=== Stored data ===

--- --- ---

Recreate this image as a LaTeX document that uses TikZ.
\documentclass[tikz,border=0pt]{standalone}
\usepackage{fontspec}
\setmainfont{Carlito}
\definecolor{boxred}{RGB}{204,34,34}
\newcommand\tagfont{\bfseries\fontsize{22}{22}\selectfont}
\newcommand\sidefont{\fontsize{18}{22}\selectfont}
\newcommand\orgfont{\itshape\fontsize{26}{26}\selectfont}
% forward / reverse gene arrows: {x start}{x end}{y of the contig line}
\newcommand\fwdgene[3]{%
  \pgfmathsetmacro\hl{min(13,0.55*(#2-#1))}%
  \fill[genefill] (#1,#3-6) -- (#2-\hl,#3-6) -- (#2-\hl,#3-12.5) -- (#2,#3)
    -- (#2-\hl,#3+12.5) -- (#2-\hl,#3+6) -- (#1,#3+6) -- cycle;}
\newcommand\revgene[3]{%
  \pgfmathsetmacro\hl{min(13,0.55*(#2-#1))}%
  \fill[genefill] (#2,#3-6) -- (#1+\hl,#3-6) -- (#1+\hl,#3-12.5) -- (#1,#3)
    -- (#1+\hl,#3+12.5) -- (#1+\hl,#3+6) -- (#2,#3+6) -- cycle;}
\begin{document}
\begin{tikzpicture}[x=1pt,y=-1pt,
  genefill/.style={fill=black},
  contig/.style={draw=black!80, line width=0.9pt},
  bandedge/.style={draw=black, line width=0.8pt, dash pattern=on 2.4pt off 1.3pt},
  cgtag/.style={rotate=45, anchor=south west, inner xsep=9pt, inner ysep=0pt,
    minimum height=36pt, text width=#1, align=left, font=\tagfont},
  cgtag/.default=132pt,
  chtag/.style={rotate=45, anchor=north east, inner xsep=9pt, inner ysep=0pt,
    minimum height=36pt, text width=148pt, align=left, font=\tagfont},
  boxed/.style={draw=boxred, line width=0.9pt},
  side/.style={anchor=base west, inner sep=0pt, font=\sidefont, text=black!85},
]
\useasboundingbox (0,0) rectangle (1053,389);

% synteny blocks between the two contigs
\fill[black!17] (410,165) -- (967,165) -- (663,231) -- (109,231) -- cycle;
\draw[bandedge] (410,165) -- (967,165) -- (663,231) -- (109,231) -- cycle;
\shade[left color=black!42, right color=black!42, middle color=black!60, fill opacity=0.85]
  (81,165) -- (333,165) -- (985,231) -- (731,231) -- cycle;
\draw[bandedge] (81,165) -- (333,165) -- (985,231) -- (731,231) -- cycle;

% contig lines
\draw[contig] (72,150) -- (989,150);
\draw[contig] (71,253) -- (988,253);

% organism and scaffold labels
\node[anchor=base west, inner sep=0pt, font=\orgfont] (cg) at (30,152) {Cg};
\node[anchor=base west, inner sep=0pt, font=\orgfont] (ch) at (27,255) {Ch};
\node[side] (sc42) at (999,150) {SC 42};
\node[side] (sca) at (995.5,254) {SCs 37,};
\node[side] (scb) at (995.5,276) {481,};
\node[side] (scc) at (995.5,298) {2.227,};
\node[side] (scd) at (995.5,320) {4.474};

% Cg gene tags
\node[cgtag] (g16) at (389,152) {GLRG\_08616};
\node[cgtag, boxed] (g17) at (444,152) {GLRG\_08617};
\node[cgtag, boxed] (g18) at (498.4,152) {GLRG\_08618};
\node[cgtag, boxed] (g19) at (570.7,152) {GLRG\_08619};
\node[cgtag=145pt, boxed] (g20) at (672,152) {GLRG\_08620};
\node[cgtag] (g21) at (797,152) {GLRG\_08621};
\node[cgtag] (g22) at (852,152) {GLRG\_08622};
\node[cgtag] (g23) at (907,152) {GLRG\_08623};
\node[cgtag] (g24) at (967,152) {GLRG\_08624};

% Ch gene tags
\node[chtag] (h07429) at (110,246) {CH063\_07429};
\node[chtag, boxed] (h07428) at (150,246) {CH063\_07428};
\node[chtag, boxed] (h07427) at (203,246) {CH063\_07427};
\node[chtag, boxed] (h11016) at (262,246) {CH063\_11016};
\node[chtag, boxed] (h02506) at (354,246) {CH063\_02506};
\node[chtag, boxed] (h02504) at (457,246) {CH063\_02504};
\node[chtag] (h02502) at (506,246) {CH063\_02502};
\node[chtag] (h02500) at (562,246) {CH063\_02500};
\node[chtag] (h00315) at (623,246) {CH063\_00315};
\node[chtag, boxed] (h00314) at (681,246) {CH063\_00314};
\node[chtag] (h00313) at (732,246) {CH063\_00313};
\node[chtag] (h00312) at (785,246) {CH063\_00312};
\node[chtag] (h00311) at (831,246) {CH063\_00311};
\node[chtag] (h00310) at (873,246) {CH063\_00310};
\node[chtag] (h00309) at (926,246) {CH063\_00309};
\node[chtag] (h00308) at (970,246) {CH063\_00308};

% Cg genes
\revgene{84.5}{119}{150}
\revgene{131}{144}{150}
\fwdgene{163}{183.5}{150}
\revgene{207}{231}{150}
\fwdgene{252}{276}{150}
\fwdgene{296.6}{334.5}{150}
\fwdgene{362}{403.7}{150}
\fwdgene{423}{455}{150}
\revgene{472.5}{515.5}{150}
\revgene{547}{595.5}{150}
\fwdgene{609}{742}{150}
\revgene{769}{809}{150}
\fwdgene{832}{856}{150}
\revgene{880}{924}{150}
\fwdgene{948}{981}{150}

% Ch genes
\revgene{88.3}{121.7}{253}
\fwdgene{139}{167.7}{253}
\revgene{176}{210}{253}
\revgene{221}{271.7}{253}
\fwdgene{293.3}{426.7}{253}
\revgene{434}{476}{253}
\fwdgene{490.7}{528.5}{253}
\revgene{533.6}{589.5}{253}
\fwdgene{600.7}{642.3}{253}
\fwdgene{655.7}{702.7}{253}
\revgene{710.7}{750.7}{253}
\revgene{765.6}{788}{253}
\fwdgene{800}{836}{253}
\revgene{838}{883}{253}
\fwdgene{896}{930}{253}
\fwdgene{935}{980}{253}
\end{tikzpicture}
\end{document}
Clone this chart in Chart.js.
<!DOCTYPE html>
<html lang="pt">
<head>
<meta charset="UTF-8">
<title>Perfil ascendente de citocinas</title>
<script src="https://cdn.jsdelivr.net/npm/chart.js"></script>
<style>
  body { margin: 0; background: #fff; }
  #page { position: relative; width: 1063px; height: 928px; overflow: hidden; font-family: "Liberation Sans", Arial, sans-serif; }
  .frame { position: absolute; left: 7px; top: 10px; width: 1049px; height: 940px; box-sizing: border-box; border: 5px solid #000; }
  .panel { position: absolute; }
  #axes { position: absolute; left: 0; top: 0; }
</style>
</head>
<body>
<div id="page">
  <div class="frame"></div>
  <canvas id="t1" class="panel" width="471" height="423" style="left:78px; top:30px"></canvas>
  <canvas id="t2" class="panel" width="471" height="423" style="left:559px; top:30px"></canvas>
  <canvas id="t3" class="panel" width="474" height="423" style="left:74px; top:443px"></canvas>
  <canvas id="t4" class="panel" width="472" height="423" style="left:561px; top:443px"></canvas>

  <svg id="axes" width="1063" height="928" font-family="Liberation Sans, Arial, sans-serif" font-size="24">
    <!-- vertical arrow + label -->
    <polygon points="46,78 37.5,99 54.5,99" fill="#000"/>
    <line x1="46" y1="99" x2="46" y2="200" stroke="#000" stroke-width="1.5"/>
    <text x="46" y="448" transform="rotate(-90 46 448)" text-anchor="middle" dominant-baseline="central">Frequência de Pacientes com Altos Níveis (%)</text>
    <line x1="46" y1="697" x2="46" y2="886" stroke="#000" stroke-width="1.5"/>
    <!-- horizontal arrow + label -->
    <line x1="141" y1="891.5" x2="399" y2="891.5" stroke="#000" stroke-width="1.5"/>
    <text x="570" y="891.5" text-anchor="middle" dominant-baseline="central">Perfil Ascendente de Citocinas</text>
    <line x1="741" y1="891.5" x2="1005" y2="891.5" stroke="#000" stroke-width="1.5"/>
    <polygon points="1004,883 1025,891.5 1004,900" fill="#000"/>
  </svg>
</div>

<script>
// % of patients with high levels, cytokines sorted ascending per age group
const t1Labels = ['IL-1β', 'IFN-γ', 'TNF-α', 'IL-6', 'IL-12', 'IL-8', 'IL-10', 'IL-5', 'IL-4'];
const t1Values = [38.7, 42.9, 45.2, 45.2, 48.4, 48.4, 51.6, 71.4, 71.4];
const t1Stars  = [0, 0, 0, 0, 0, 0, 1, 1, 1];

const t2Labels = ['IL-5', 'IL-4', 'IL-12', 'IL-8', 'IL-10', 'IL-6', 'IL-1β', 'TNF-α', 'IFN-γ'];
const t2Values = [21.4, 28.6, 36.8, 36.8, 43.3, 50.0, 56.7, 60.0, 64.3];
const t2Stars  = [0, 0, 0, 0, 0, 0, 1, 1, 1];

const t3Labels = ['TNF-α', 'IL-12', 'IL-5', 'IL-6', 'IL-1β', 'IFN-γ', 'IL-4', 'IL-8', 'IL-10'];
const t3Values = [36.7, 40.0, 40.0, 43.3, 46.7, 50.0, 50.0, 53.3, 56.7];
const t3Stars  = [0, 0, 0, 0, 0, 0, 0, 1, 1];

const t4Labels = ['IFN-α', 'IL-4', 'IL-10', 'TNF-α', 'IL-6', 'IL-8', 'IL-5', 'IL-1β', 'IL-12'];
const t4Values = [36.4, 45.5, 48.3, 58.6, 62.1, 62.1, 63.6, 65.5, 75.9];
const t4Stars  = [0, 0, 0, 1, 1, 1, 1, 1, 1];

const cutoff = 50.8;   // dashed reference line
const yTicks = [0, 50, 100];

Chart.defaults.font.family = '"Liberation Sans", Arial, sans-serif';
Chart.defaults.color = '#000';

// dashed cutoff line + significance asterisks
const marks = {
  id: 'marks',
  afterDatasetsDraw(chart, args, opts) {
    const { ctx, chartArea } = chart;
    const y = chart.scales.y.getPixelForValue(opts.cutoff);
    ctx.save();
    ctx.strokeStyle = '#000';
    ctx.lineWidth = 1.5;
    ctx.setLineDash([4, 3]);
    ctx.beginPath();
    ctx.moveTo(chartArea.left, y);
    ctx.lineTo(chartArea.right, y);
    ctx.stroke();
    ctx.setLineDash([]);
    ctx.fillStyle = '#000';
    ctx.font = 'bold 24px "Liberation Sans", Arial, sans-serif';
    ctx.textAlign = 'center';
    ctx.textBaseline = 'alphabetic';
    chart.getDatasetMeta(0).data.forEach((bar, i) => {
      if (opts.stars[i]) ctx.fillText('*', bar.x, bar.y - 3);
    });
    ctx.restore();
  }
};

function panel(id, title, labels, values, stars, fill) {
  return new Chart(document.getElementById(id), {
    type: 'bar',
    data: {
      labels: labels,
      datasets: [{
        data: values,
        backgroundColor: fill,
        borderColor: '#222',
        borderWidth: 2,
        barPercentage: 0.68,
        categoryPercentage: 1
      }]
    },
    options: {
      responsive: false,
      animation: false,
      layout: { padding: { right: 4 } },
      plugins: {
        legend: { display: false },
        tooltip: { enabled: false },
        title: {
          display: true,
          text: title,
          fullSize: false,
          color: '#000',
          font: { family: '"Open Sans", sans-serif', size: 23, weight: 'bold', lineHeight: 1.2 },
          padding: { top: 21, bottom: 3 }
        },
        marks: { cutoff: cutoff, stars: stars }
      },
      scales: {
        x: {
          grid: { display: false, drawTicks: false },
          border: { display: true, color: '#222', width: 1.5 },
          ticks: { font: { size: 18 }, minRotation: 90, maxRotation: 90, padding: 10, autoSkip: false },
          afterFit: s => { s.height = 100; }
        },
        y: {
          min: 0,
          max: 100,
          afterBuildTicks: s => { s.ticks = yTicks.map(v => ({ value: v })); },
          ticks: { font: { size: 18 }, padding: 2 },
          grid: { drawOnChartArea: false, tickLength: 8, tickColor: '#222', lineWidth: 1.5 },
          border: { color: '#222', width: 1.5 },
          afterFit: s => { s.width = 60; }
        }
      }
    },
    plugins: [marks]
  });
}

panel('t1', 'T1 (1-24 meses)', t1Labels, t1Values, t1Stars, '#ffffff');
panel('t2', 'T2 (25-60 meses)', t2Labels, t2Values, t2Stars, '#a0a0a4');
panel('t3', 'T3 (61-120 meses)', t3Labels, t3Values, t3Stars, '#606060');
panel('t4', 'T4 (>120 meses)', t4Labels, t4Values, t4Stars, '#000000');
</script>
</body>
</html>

--- --- ---

=== Short task ===
Check each line above for the string "this", then copy the ones that have it.

=== Exercise response ===
Recreate this image as a LaTeX document that uses TikZ.
Clone this chart in Chart.js.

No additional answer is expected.